Records from a data source
"""

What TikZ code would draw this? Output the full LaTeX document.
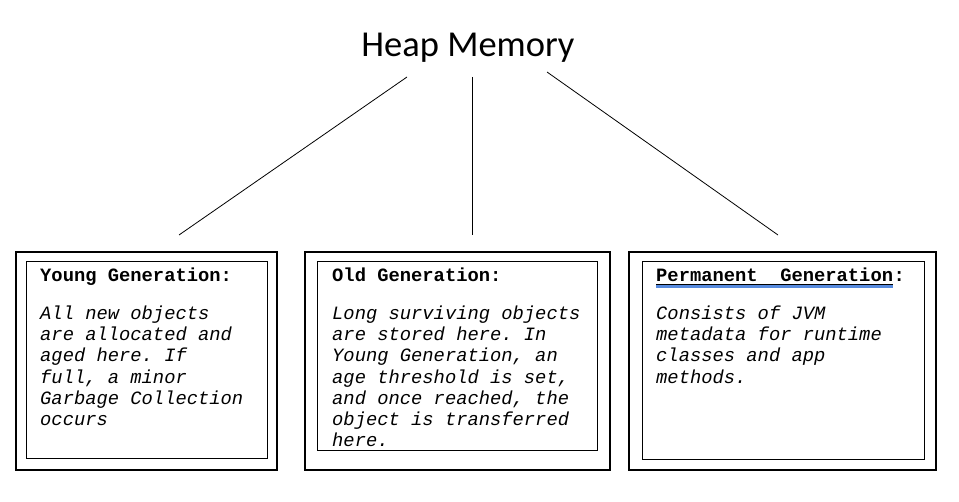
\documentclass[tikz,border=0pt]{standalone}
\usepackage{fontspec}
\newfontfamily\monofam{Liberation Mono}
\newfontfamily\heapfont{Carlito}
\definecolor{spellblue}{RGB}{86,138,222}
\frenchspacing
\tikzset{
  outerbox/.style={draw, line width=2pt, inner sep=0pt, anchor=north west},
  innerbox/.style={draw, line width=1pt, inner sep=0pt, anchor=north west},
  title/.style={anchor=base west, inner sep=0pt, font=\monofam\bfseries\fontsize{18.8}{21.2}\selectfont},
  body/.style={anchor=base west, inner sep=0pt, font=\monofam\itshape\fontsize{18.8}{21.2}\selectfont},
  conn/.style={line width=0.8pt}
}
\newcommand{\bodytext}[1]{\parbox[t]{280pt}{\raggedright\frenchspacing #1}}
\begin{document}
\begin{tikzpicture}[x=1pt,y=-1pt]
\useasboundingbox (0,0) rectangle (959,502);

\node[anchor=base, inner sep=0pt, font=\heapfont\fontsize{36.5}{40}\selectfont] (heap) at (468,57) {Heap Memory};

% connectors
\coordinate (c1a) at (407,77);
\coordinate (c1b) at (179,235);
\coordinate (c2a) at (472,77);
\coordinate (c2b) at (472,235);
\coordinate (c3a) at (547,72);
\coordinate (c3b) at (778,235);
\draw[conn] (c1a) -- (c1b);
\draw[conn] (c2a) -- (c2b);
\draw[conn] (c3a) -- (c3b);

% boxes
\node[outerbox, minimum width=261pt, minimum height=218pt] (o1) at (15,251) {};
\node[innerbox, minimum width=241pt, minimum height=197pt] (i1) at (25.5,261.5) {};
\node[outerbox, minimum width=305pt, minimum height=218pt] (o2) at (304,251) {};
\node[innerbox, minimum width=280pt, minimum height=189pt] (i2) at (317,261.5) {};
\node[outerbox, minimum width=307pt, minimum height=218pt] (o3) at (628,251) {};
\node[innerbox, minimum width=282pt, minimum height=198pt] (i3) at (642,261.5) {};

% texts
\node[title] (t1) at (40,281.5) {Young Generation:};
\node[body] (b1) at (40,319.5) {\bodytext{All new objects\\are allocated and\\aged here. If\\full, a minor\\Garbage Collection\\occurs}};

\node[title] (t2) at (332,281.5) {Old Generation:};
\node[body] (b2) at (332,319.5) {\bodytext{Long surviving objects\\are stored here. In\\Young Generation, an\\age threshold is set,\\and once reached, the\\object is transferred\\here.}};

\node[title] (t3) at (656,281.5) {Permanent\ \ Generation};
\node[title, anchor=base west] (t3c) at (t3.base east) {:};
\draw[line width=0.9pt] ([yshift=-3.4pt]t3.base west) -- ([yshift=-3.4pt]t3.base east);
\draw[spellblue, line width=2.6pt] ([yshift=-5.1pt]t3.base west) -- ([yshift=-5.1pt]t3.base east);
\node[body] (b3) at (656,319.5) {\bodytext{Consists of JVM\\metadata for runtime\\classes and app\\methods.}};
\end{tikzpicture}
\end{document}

"""
"""

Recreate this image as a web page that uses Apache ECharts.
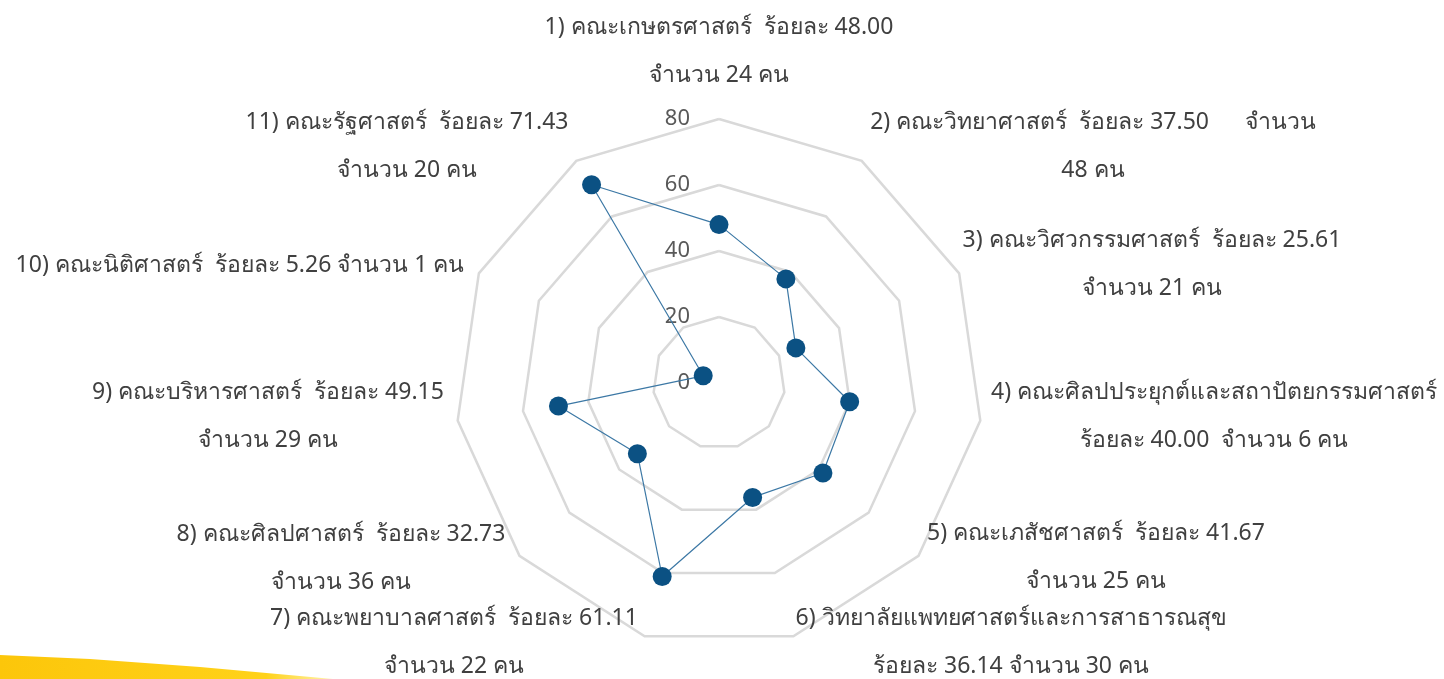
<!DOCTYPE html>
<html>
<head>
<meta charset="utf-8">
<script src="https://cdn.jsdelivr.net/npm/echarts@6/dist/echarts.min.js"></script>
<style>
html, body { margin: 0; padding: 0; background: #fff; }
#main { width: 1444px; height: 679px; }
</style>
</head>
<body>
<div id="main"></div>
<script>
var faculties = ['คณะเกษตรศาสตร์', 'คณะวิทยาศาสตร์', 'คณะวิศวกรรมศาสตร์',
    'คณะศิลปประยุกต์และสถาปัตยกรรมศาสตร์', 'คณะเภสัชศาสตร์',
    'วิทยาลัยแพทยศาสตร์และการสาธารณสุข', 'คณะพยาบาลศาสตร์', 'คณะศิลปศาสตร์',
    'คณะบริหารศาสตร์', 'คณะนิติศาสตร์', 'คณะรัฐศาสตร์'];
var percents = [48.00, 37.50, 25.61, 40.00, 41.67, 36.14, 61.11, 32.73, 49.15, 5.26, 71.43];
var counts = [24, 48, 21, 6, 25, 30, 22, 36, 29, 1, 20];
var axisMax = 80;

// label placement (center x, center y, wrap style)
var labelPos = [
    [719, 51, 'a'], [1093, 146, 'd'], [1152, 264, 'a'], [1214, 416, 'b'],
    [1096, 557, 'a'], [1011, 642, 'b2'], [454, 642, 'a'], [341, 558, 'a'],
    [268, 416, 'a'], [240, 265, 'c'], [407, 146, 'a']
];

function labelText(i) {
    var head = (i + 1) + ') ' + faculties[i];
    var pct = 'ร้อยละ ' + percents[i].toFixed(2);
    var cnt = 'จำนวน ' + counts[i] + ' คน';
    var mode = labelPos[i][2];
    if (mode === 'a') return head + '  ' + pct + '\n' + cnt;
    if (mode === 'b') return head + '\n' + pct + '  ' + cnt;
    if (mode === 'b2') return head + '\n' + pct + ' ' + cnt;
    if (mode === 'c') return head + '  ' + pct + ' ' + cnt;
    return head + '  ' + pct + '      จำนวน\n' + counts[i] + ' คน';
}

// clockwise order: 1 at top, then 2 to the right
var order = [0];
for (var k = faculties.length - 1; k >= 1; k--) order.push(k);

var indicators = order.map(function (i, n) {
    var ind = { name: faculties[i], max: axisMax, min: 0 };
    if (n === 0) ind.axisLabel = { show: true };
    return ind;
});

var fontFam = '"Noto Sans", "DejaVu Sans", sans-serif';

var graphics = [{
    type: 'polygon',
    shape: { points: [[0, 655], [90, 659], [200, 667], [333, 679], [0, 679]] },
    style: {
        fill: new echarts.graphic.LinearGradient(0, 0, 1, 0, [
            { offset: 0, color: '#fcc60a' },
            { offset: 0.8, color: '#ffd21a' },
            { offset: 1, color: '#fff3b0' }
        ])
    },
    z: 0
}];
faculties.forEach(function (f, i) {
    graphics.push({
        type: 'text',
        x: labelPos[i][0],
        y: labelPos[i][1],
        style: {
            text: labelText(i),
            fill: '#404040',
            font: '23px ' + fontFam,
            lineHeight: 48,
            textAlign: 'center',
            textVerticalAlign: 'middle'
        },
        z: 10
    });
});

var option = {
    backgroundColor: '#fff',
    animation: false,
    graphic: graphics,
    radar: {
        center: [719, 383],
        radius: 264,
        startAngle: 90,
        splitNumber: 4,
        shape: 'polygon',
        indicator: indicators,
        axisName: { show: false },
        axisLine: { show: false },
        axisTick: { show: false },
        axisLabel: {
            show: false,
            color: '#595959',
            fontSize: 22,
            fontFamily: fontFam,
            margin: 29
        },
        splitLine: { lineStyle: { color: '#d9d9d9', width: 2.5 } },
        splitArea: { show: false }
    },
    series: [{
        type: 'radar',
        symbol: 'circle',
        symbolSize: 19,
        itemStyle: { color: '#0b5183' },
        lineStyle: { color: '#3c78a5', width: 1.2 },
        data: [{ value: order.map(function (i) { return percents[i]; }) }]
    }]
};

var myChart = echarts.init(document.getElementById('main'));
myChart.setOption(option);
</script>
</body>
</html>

"""

In the listing above, find the line containing "What TikZ code" and the line containing "(heap) at (468,57)", then write out both of them and every line between, exactly, with no pictures.

What TikZ code would draw this? Output the full LaTeX document.
\documentclass[tikz,border=0pt]{standalone}
\usepackage{fontspec}
\newfontfamily\monofam{Liberation Mono}
\newfontfamily\heapfont{Carlito}
\definecolor{spellblue}{RGB}{86,138,222}
\frenchspacing
\tikzset{
  outerbox/.style={draw, line width=2pt, inner sep=0pt, anchor=north west},
  innerbox/.style={draw, line width=1pt, inner sep=0pt, anchor=north west},
  title/.style={anchor=base west, inner sep=0pt, font=\monofam\bfseries\fontsize{18.8}{21.2}\selectfont},
  body/.style={anchor=base west, inner sep=0pt, font=\monofam\itshape\fontsize{18.8}{21.2}\selectfont},
  conn/.style={line width=0.8pt}
}
\newcommand{\bodytext}[1]{\parbox[t]{280pt}{\raggedright\frenchspacing #1}}
\begin{document}
\begin{tikzpicture}[x=1pt,y=-1pt]
\useasboundingbox (0,0) rectangle (959,502);

\node[anchor=base, inner sep=0pt, font=\heapfont\fontsize{36.5}{40}\selectfont] (heap) at (468,57) {Heap Memory};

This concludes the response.